Pictures in the entries below are excluded; copy only the lines from the one containing "Emit a Python" to the one containing "markersize=8, label=labels[4], **line_kw)", both included.

START SUPPLIED INFORMATION

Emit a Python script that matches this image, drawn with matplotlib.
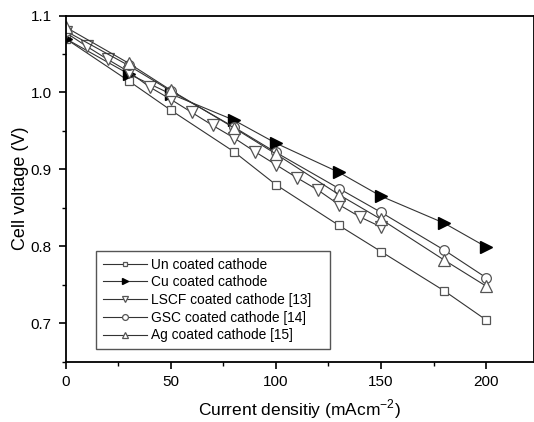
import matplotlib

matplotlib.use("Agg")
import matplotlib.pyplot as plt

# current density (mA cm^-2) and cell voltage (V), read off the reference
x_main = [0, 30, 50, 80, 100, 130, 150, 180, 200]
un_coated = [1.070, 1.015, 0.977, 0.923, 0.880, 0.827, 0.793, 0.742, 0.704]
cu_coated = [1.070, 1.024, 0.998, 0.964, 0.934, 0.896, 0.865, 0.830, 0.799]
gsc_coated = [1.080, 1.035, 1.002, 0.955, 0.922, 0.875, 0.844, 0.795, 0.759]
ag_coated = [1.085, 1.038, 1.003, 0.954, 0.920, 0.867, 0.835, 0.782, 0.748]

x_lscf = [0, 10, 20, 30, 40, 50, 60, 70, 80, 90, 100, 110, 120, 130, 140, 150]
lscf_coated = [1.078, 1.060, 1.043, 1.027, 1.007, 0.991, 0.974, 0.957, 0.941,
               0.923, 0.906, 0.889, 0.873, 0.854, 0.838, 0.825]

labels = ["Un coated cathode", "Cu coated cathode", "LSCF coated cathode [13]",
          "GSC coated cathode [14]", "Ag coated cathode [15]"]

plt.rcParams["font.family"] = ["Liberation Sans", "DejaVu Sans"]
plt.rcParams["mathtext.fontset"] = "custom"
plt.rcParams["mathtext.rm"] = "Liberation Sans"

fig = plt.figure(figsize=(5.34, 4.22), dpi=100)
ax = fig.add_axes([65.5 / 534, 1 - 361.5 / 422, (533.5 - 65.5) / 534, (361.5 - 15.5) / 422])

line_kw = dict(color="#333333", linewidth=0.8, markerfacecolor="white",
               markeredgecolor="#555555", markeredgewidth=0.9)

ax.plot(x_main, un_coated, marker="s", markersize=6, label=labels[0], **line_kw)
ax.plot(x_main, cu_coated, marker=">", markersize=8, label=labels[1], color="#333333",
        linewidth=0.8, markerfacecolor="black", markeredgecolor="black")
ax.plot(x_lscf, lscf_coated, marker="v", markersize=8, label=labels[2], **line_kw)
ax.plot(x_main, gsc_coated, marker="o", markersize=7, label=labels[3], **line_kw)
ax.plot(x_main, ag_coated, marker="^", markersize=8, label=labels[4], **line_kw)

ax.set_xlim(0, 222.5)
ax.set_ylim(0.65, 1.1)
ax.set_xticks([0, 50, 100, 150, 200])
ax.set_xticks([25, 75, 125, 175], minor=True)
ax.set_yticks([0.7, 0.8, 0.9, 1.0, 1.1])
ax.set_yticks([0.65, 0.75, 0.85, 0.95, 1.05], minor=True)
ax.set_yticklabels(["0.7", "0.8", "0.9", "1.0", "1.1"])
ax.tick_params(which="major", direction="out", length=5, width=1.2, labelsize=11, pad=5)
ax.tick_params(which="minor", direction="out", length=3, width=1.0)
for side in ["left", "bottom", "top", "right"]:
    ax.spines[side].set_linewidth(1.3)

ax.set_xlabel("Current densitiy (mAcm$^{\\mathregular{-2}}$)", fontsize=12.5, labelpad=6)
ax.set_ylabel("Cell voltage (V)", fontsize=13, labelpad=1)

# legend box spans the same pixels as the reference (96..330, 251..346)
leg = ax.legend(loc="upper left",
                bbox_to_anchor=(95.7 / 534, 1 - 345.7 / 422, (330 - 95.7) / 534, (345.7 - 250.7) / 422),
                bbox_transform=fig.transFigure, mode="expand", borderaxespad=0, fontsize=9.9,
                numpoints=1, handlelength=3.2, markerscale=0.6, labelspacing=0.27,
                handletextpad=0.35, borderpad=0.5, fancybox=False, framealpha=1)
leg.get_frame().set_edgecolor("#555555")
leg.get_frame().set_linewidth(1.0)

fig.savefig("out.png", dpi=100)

END SUPPLIED INFORMATION
START SUPPLIED INFORMATION

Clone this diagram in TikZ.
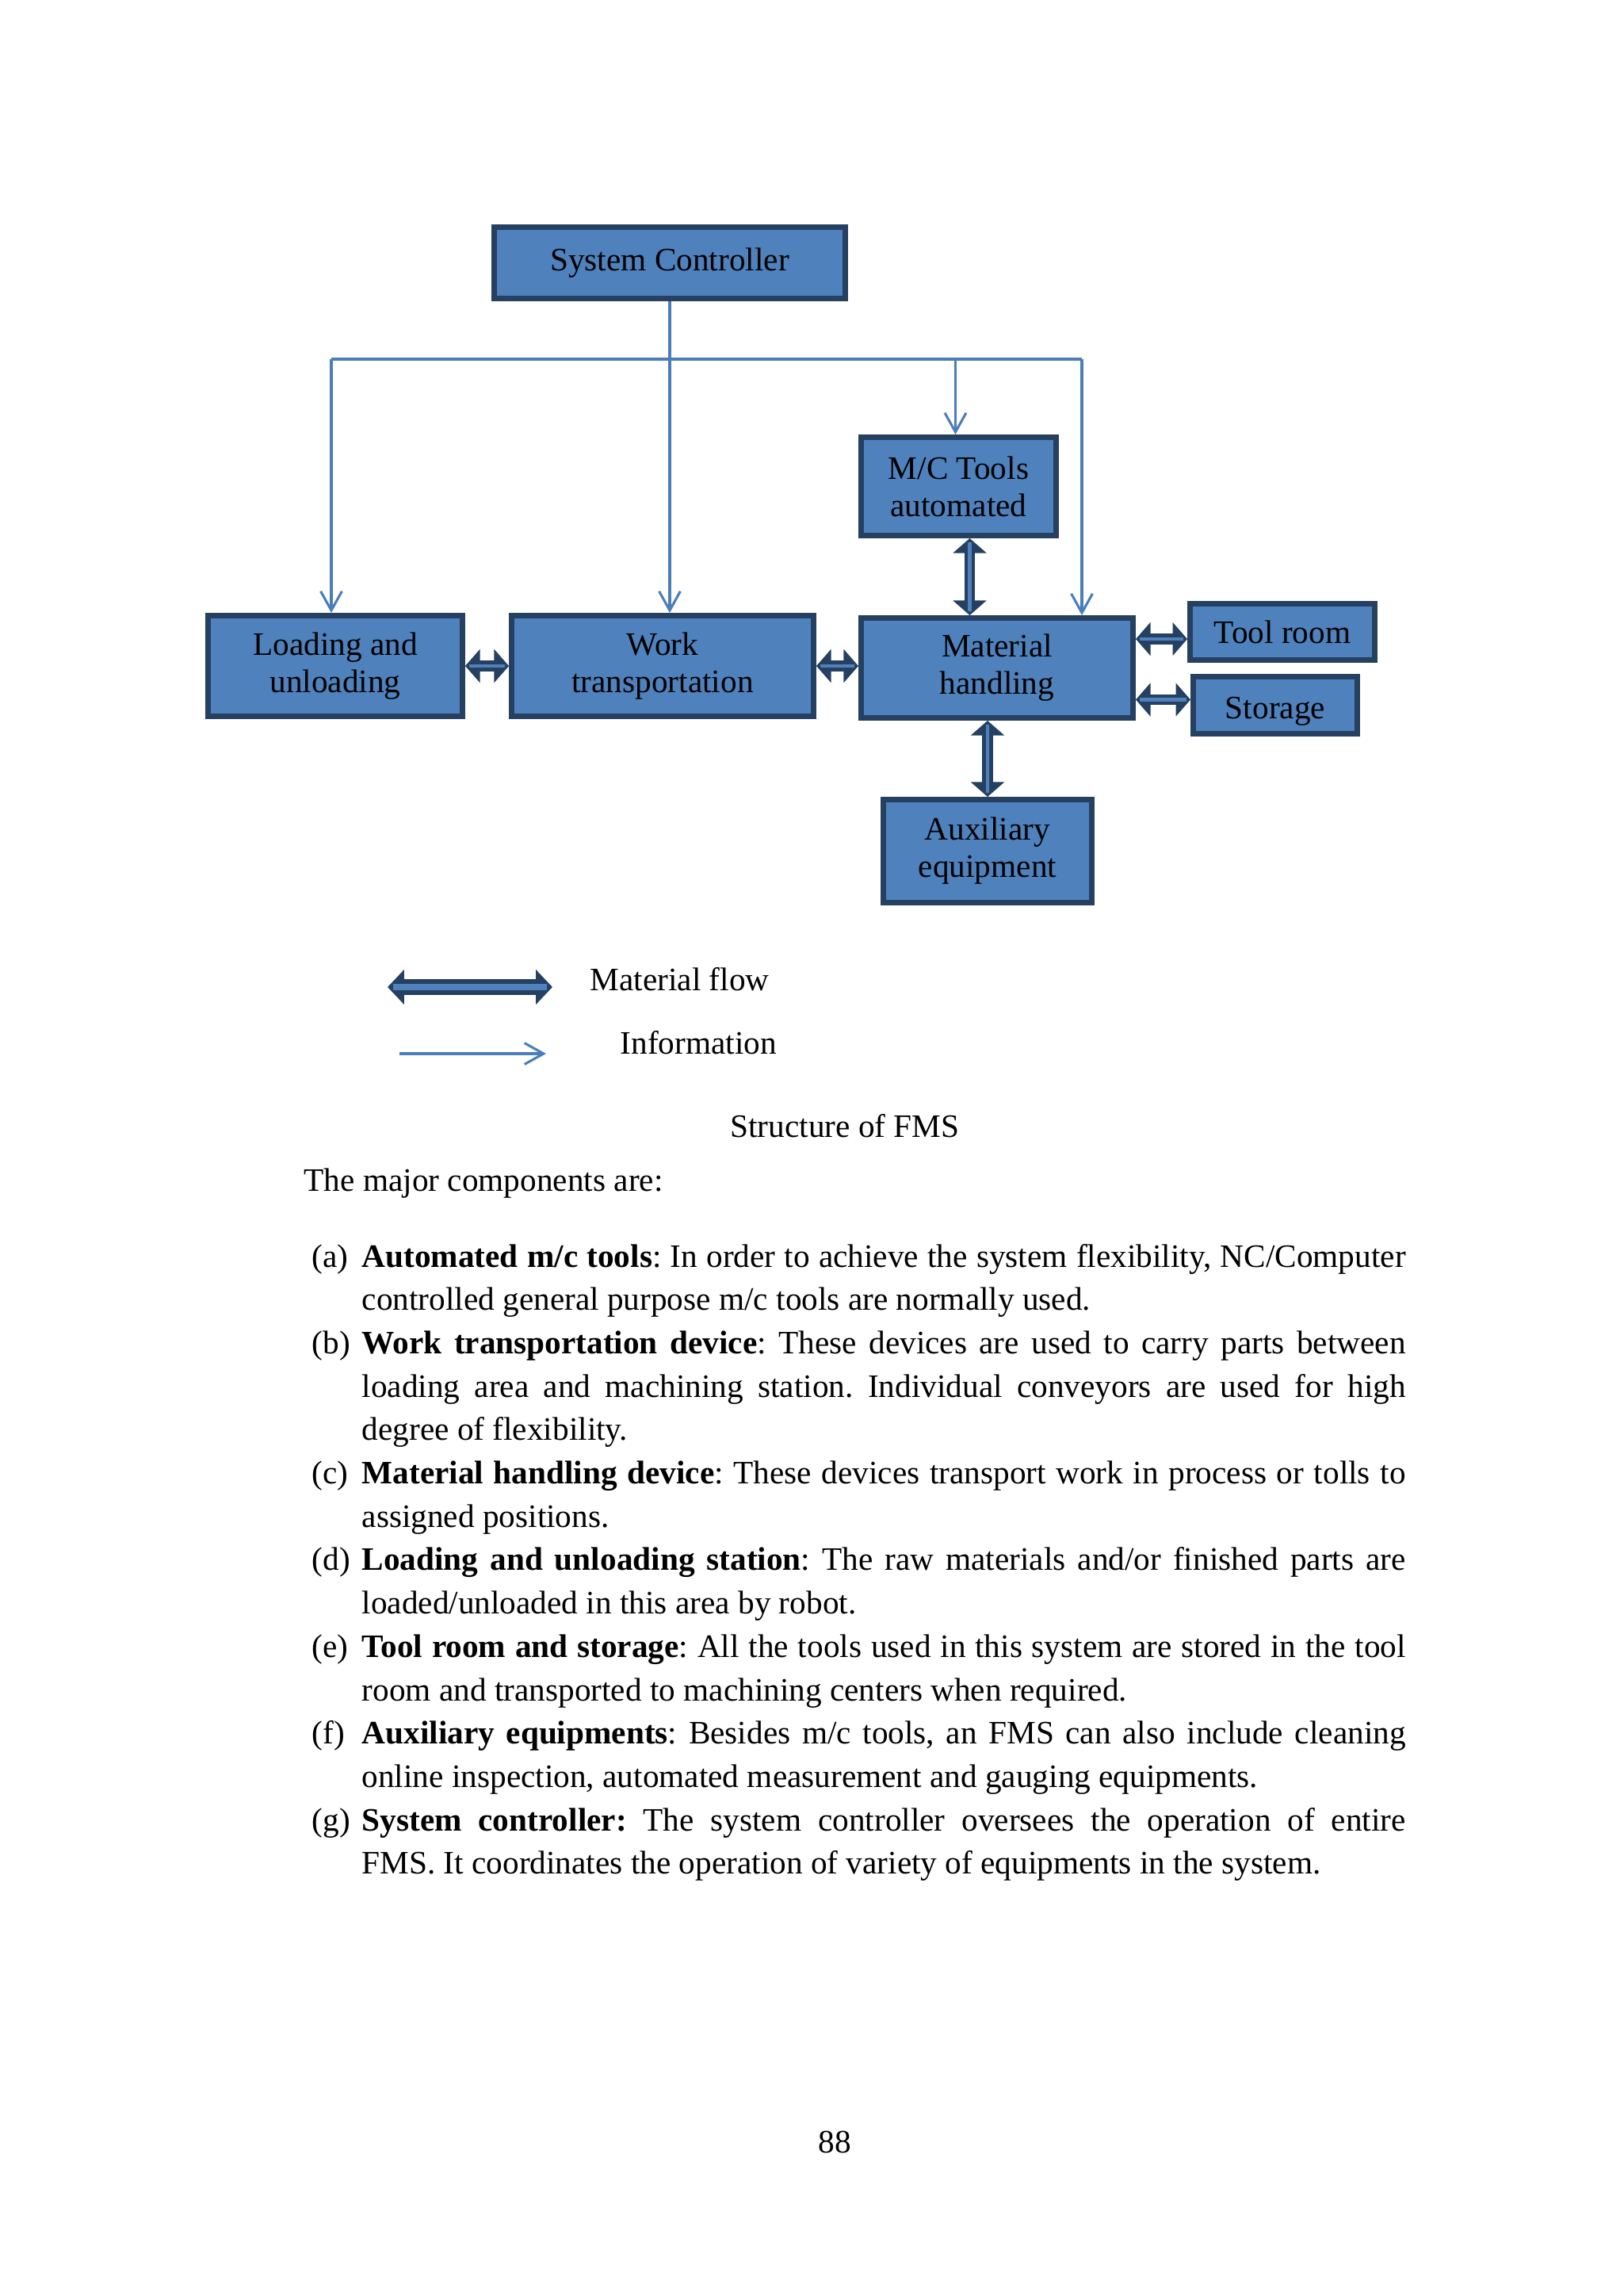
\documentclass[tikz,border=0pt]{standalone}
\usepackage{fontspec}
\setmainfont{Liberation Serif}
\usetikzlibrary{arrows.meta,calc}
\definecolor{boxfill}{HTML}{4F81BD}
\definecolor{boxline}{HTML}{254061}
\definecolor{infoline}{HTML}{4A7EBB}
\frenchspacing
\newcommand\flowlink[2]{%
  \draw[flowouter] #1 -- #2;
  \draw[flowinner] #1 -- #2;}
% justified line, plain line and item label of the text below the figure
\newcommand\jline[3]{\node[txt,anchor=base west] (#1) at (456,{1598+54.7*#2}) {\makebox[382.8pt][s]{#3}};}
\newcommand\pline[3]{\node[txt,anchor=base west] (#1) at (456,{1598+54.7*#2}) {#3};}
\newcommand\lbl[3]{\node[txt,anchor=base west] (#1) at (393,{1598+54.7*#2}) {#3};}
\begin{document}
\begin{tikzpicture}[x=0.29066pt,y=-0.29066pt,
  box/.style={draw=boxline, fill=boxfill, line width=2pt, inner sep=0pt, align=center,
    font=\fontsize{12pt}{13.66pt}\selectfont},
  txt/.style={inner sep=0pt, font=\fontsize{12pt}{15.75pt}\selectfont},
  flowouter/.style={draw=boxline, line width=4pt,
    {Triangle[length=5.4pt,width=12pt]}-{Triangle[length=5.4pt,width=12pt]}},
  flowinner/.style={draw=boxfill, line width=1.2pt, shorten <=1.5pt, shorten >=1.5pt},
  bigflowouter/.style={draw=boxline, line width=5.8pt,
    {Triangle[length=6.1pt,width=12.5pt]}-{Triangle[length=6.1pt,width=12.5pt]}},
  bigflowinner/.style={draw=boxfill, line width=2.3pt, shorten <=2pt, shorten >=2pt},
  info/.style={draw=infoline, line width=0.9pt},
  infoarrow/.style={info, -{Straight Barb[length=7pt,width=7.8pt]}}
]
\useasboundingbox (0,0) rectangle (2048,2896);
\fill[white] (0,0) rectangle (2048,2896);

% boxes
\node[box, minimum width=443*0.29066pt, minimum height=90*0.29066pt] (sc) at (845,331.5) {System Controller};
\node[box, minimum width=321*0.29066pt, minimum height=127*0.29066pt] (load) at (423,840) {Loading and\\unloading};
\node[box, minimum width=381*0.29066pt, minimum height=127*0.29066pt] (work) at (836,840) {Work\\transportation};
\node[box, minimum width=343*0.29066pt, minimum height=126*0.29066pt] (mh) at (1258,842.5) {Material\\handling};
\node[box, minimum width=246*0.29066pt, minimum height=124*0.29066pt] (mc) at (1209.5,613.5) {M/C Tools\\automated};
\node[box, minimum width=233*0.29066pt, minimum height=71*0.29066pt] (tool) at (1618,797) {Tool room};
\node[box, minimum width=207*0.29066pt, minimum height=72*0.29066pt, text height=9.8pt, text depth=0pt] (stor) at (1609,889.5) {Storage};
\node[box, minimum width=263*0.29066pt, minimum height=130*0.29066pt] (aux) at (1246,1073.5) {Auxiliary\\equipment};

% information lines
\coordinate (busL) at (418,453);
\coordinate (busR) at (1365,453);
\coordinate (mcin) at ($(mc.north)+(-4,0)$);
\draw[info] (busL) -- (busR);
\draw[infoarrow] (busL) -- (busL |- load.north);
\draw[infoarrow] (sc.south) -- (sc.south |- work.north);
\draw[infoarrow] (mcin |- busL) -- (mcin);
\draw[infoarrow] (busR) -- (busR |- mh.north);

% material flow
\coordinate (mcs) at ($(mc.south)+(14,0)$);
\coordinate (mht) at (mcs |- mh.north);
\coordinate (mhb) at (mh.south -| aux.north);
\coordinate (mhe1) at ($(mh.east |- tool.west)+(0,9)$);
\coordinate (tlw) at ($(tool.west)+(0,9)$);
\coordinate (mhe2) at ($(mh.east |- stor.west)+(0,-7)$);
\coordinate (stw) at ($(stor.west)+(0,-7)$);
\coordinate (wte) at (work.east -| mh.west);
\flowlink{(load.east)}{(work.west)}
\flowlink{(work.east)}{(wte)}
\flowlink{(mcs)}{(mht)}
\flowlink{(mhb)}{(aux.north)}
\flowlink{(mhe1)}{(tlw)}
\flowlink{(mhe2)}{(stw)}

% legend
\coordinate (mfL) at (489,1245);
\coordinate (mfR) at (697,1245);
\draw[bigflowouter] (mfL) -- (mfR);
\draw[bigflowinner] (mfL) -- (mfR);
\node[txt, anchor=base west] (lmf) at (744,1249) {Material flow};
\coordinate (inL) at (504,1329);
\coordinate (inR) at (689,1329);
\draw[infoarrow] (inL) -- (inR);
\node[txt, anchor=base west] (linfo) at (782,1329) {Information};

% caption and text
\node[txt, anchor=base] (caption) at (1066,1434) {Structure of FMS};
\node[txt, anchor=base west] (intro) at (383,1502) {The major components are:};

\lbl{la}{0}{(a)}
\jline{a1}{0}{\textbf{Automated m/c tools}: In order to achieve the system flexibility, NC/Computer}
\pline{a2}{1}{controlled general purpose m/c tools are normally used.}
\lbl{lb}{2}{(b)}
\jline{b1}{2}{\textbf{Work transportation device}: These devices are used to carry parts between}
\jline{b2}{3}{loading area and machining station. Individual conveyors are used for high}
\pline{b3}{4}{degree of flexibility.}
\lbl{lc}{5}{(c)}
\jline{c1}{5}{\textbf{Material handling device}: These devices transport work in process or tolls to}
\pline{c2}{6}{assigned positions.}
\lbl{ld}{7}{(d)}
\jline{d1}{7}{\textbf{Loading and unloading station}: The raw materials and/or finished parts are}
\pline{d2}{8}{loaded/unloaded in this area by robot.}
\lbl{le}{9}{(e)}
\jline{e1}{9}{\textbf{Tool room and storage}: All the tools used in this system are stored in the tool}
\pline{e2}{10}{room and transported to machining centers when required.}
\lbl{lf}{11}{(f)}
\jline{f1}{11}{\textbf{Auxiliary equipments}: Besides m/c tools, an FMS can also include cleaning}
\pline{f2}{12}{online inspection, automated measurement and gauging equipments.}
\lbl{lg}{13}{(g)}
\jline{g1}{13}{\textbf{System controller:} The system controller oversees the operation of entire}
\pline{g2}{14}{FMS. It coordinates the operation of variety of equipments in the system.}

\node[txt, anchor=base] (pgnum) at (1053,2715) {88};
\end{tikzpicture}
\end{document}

END SUPPLIED INFORMATION

FULL ANSWER ▸
Emit a Python script that matches this image, drawn with matplotlib.
import matplotlib

matplotlib.use("Agg")
import matplotlib.pyplot as plt

# current density (mA cm^-2) and cell voltage (V), read off the reference
x_main = [0, 30, 50, 80, 100, 130, 150, 180, 200]
un_coated = [1.070, 1.015, 0.977, 0.923, 0.880, 0.827, 0.793, 0.742, 0.704]
cu_coated = [1.070, 1.024, 0.998, 0.964, 0.934, 0.896, 0.865, 0.830, 0.799]
gsc_coated = [1.080, 1.035, 1.002, 0.955, 0.922, 0.875, 0.844, 0.795, 0.759]
ag_coated = [1.085, 1.038, 1.003, 0.954, 0.920, 0.867, 0.835, 0.782, 0.748]

x_lscf = [0, 10, 20, 30, 40, 50, 60, 70, 80, 90, 100, 110, 120, 130, 140, 150]
lscf_coated = [1.078, 1.060, 1.043, 1.027, 1.007, 0.991, 0.974, 0.957, 0.941,
               0.923, 0.906, 0.889, 0.873, 0.854, 0.838, 0.825]

labels = ["Un coated cathode", "Cu coated cathode", "LSCF coated cathode [13]",
          "GSC coated cathode [14]", "Ag coated cathode [15]"]

plt.rcParams["font.family"] = ["Liberation Sans", "DejaVu Sans"]
plt.rcParams["mathtext.fontset"] = "custom"
plt.rcParams["mathtext.rm"] = "Liberation Sans"

fig = plt.figure(figsize=(5.34, 4.22), dpi=100)
ax = fig.add_axes([65.5 / 534, 1 - 361.5 / 422, (533.5 - 65.5) / 534, (361.5 - 15.5) / 422])

line_kw = dict(color="#333333", linewidth=0.8, markerfacecolor="white",
               markeredgecolor="#555555", markeredgewidth=0.9)

ax.plot(x_main, un_coated, marker="s", markersize=6, label=labels[0], **line_kw)
ax.plot(x_main, cu_coated, marker=">", markersize=8, label=labels[1], color="#333333",
        linewidth=0.8, markerfacecolor="black", markeredgecolor="black")
ax.plot(x_lscf, lscf_coated, marker="v", markersize=8, label=labels[2], **line_kw)
ax.plot(x_main, gsc_coated, marker="o", markersize=7, label=labels[3], **line_kw)
ax.plot(x_main, ag_coated, marker="^", markersize=8, label=labels[4], **line_kw)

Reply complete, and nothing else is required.